The old men playing cards inside of the Circolo Democratico will likely invite you to play a few hands with them as they try to regale you with their tales of the dragon who once inhabited the caves above the town before he was slain by St. Pellegrino at the dawn of Christendom.
Between breakfast and lunch, stop into the open studio of sculptor Salvatore Rizzuti, a full professor of fine arts at the University of Palermo, who whittled sticks as a shepherd in the fields around Calta until he was discovered by local arts patrons at age 18. Most days Rizzuti can be found sculpting life sized pieces with his doors wide open.
For lunch visit the old mill, now called M.A.T.E.S, a museum dedicated to the gastronomic traditions of Sicily that has on display tools and housewares dating back to the Middle Ages, among them books of prayers sworn to make each recipe divine.
Here you can learn about the Caltabellotta olive oil, first made by the Jewish settlers who followed the Norman invasion of the 12th century. The bright green oil, pressed from the tiny handpicked Buscionetta olives in the region is slightly spicy, tasting of artichoke, freshly cut grass and a bit of sage.
Take away oils, sheep’s cheese, cured meats and warm fresh bread to enjoy a picnic further up the mountain outside the Cathedral of St. Pellegrino or the Byzantine Church of St. Cono, near which you can explore the series of caves originally used as ancient burial sites and later as homes and hideaways during the two millennia of invasions.
A walk back through town brings you past the Norman Old Mother Church and the medieval Church of St. Lawrence, leaving a few hours left for a ride to what even the locals call the secret beach, Eraclea Minoa, a rare sandy stretch shrouded by a massive pine forest, or to explore the next town down the mountain, the even smaller, St. Anna.
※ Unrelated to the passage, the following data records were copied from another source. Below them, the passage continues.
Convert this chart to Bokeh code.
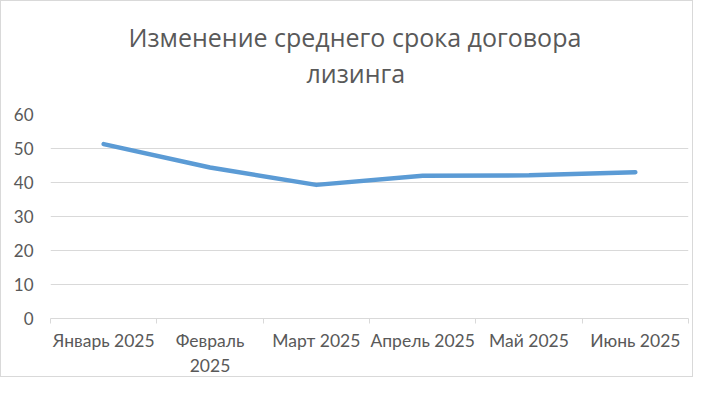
from bokeh.plotting import figure
from bokeh.models import FixedTicker, Range1d, Title
from bokeh.embed import file_html
from bokeh.resources import INLINE

title_lines = ["Изменение среднего срока договора", "лизинга"]
categories = ["Январь 2025", "Февраль\n2025", "Март 2025", "Апрель 2025", "Май 2025", "Июнь 2025"]
values = [51.3, 44.4, 39.3, 42.0, 42.1, 43.0]
y_ticks = [0, 10, 20, 30, 40, 50, 60]

xs = [i + 0.5 for i in range(len(categories))]
GREY = "#595959"

p = figure(width=693, height=377, output_backend="svg", toolbar_location=None,
           x_range=Range1d(0, len(categories)), y_range=Range1d(0, 60),
           min_border_left=49, min_border_right=6, min_border_top=113, min_border_bottom=55)
p.outline_line_color = None
p.border_fill_color = "white"
p.styles = {"border": "1px solid #d9d9d9"}
p.title = None

# spacer between title and plot area, then the two title lines
p.add_layout(Title(text=" ", text_font_size="1px", standoff=22), "above")
p.add_layout(Title(text=title_lines[1], align="left", offset=256, text_font="Open Sans",
                   text_font_size="25px", text_font_style="normal", text_color=GREY,
                   standoff=0), "above")
p.add_layout(Title(text=title_lines[0], align="left", offset=78, text_font="Open Sans",
                   text_font_size="25px", text_font_style="normal", text_color=GREY,
                   standoff=0), "above")

p.line(xs, values, line_color="#5b9bd5", line_width=4.5, line_cap="round", line_join="round")

p.xaxis.ticker = FixedTicker(ticks=xs, minor_ticks=list(range(len(categories) + 1)))
p.xaxis.major_label_overrides = {x: c for x, c in zip(xs, categories)}
p.xaxis.major_tick_line_color = None
p.xaxis.minor_tick_line_color = "#d9d9d9"
p.xaxis.minor_tick_out = 5
p.xaxis.minor_tick_in = 0
p.xaxis.axis_line_color = "#d9d9d9"
p.xaxis.major_label_text_font = "Lato"
p.xaxis.major_label_text_font_size = "17.5px"
p.xaxis.major_label_text_color = GREY
p.xaxis.major_label_standoff = 5
p.xgrid.grid_line_color = None

p.yaxis.ticker = FixedTicker(ticks=y_ticks)
p.yaxis.axis_line_color = None
p.yaxis.major_tick_line_color = None
p.yaxis.minor_tick_line_color = None
p.yaxis.major_label_text_font = "Lato"
p.yaxis.major_label_text_font_size = "17px"
p.yaxis.major_label_text_color = GREY
p.yaxis.major_label_standoff = 11
p.ygrid.grid_line_color = "#d9d9d9"
p.ygrid.grid_line_width = 1

open("out.html", "w").write(file_html(p, INLINE))
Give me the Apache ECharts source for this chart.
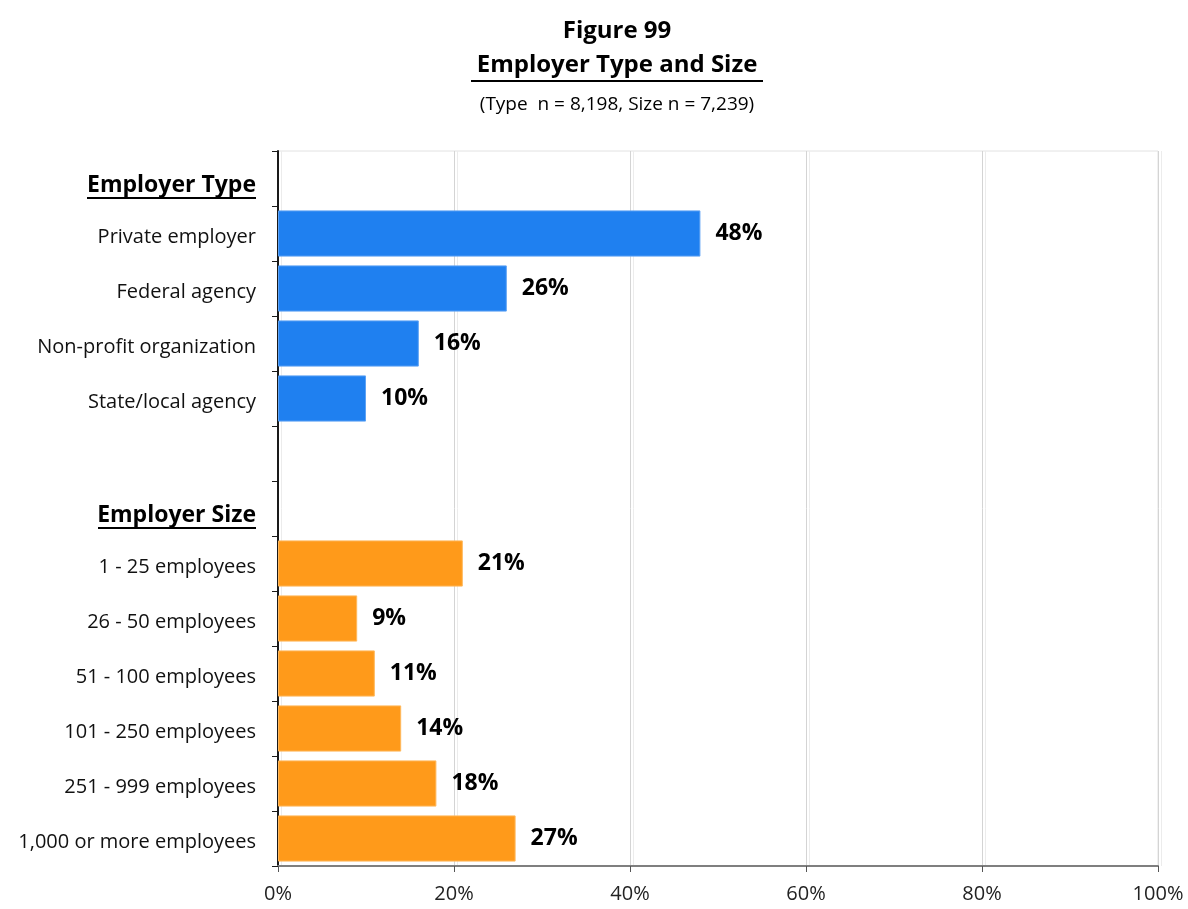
<!DOCTYPE html>
<html>
<head>
<meta charset="utf-8">
<script src="https://cdn.jsdelivr.net/npm/echarts@6/dist/echarts.min.js"></script>
<style>
  html, body { margin: 0; padding: 0; background: #fff; }
  #chart { width: 1188px; height: 909px; }
</style>
</head>
<body>
<div id="chart"></div>
<script>
// categories top to bottom (headers and spacer rows have no bar)
const categories = [
  'Employer Type', 'Private employer', 'Federal agency', 'Non-profit organization',
  'State/local agency', '', 'Employer Size', '1 - 25 employees', '26 - 50 employees',
  '51 - 100 employees', '101 - 250 employees', '251 - 999 employees', '1,000 or more employees'
];
const typeValues = ['-', 48, 26, 16, 10, '-', '-', '-', '-', '-', '-', '-', '-'];
const sizeValues = ['-', '-', '-', '-', '-', '-', '-', 21, 9, 11, 14, 18, 27];
const xTicks = [0, 20, 40, 60, 80, 100];

const FONT = '"Open Sans", "Noto Sans", sans-serif';
const chart = echarts.init(document.getElementById('chart'));

const barLabel = {
  show: true, position: 'right', distance: 15,
  fontFamily: FONT, fontSize: 23, fontWeight: 'bold', color: '#000',
  formatter: p => p.value + '%'
};

const option = {
  backgroundColor: '#fff',
  title: [
    {
      text: 'Figure 99', left: 612, top: 14, textAlign: 'center',
      textStyle: { fontFamily: FONT, fontSize: 24, fontWeight: 'bold', color: '#000' }
    },
    {
      text: '{t|Employer Type and Size}\n{u|}', left: 612, top: 45, textAlign: 'center',
      textStyle: {
        rich: {
          t: { fontFamily: FONT, fontSize: 24, fontWeight: 'bold', color: '#000', lineHeight: 30 },
          u: { width: 292, height: 2, lineHeight: 2, backgroundColor: '#000' }
        }
      }
    },
    {
      text: '(Type  n = 8,198, Size n = 7,239)', left: 612, top: 90, textAlign: 'center',
      textStyle: { fontFamily: FONT, fontSize: 19, fontWeight: 'normal', color: '#000' }
    }
  ],
  grid: {
    left: 278, right: 30, top: 151, bottom: 43,
    show: true, borderColor: '#e2e2e2', borderWidth: 1
  },
  xAxis: {
    type: 'value', min: 0, max: 100, interval: 20,
    axisLine: { show: true, lineStyle: { color: '#7f7f7f', width: 2 } },
    axisTick: { show: true, length: 6, lineStyle: { color: '#555', width: 1 } },
    axisLabel: {
      margin: 18, fontFamily: FONT, fontSize: 20, color: '#222',
      formatter: v => xTicks.includes(v) ? v + '%' : ''
    },
    splitLine: {
      show: true,
      lineStyle: { color: '#d4d4d4', width: 1, shadowColor: '#ececec', shadowOffsetX: 3, shadowBlur: 0 }
    }
  },
  yAxis: {
    type: 'category', inverse: true, data: categories,
    axisLine: { show: true, lineStyle: { color: '#1a1a1a', width: 2 } },
    axisTick: { show: true, length: 6, lineStyle: { color: '#1a1a1a', width: 1 } },
    axisLabel: {
      interval: 0, margin: 22, fontFamily: FONT, fontSize: 20, color: '#111',
      formatter: v => {
        if (v === 'Employer Type') return '{s|}\n{h|' + v + '}\n{u1|}';
        if (v === 'Employer Size') return '{s|}\n{h|' + v + '}\n{u2|}';
        return '{n|' + v + '}';
      },
      rich: {
        n: { fontFamily: FONT, fontSize: 20, color: '#111', padding: [8, 0, 0, 0] },
        s: { lineHeight: 15, height: 15, align: 'right' },
        h: { fontFamily: FONT, fontSize: 23, fontWeight: 'bold', color: '#000', lineHeight: 24, align: 'right' },
        u1: { width: 169, height: 2, lineHeight: 2, backgroundColor: '#000', align: 'right' },
        u2: { width: 158, height: 2, lineHeight: 2, backgroundColor: '#000', align: 'right' }
      }
    }
  },
  series: [
    {
      name: 'Type', type: 'bar', stack: 'all', data: typeValues,
      barCategoryGap: '16%',
      itemStyle: { color: '#1f80f0', borderColor: '#5da2f4', borderWidth: 1 },
      label: barLabel
    },
    {
      name: 'Size', type: 'bar', stack: 'all', data: sizeValues,
      barCategoryGap: '16%',
      itemStyle: { color: '#ff9a1a', borderColor: '#ffb85c', borderWidth: 1 },
      label: barLabel
    }
  ]
};

chart.setOption(option);
</script>
</body>
</html>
At dinner, farm-to-table takes on new meaning when the lamb for the lamb chops at Mario Pumilia’s Trattoria La Ferla is raised less than 350 ft. from the restaurant.
Ferla is best known for his local specialty, the zucchini pasta, made from zucchini the size of cucumbers, with salsiccia sauce, a Sicilian take on Bolognese meat sauce made from spicy sausage and homegrown tomatoes with garlic and the local Caltabelotta oil.
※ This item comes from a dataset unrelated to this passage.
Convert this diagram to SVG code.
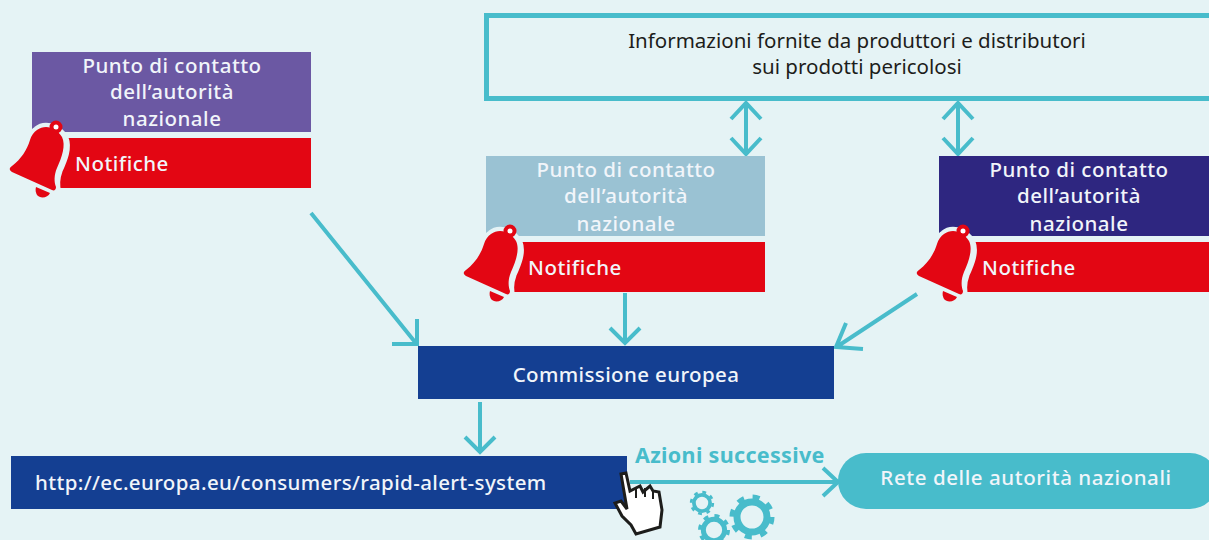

The most remote of the three Egadi fishing islands off the West coast, Marettimo has long been a getaway for Sicilians during the summer months through late October, which increases the island’s population by 2,000 percent.
For years the one village on the island, a handful of streets of white washed homes with bright blue doors, had no commercial lodging for outsiders beyond rooms rented by locals. A bed and breakfast, La Terrazza Marettimo, recently opened with four rooms, but most visitors will still need to rent a room ($47-$95) from one of the locals who wait by the ferry docks offering up their lodgings.
One such home is that owned by Pippo Incaviglia and his wife Maria. They have no keys to give you. No one locks their doors on Marettimo. But they will give you a clean room, fresh towels and a VIP spot on Pippo’s boat.
Pippo fishes for tuna and swordfish in the mornings and takes visitors on a Giro dell’isola (trip around the island) in the afternoons beginning at noon.
His trips cost $28 and can take up to six hours stopping in grottos and inlets to allow passengers to dive off of plunging sandy cliffs into crystal clear water that fades from brilliant turquoise to an exquisite emerald green.
Incaviglia also arranges scuba diving sessions for the more adventurous traveler, literally pulling up next to his pal Pietro’s boat and chucking you overboard with a smile, a wave and a thumbs up. Pippo’s morning catch ends up in the cooler of Al Carrubo, the trattoria perched on the hill above town.
Open since 2001 and owned by the local maritime expert Vito Vaccaro, Al Carrubo is by far the best of the five restaurants dotting the island.
Ignore the signs warning against feeding the cats. There’s a reason they are the size of honey badgers. The house cats eat nearly as much as the locals of the house specialty, the Pasta ai Sapori dell’Isola, a thick homemade pasta topped with giant mussels covering local swordfish seasoned only with local sea salt and olive oil pesto from Trapani on the mainland that melts as it touches your lips.
After Al Carrubo, a late-night aperitif of mandorla (local almond) gelato is best enjoyed at the Cafe Tramontana overlooking the old port where a lone guitarist perches on the steps to serenade the after-dinner crowd including the scores of children who seem to have no bedtime.
The Madonie Mountains
Situated to the south of the beaches of Cefalu the Madonie mountains are speckled through with medieval towns like Soprana, Sottana, Castelbuono and Isnello. For hiking the Parco delle Madonie boasts six mountains over 5,00 ft., among them Pizzo Carbonara at 6,500 ft., which is home to three ski trails.
The best jumping off point for mountain hikes is the farming village of Valledolmo. The people of Valledolmo are small and friendly just like their town. Here cottage doors remain open all the time, through which old women stir their tomato sauce for hours during the late summer and fall before canning it for the winter.
Flash them a smile and they will invite you in with a wave of their hand and a flash of their spoon. Valledolmo is close to one of Sicily’s finest wineries on the Regaleali Estate where guests stay in a restored baglio, or farm villa, dating to the 19th century. A tasting will take you through a variety of reds made with the Sicilian Nero d’Avola grapes including the celebrated Rosso Del Conte. Valledolmo is also home to the Valledoro pasta factory where the local wheat is sowed, milled, turned into a paste and shaped at a single plant open by appointment to visitors.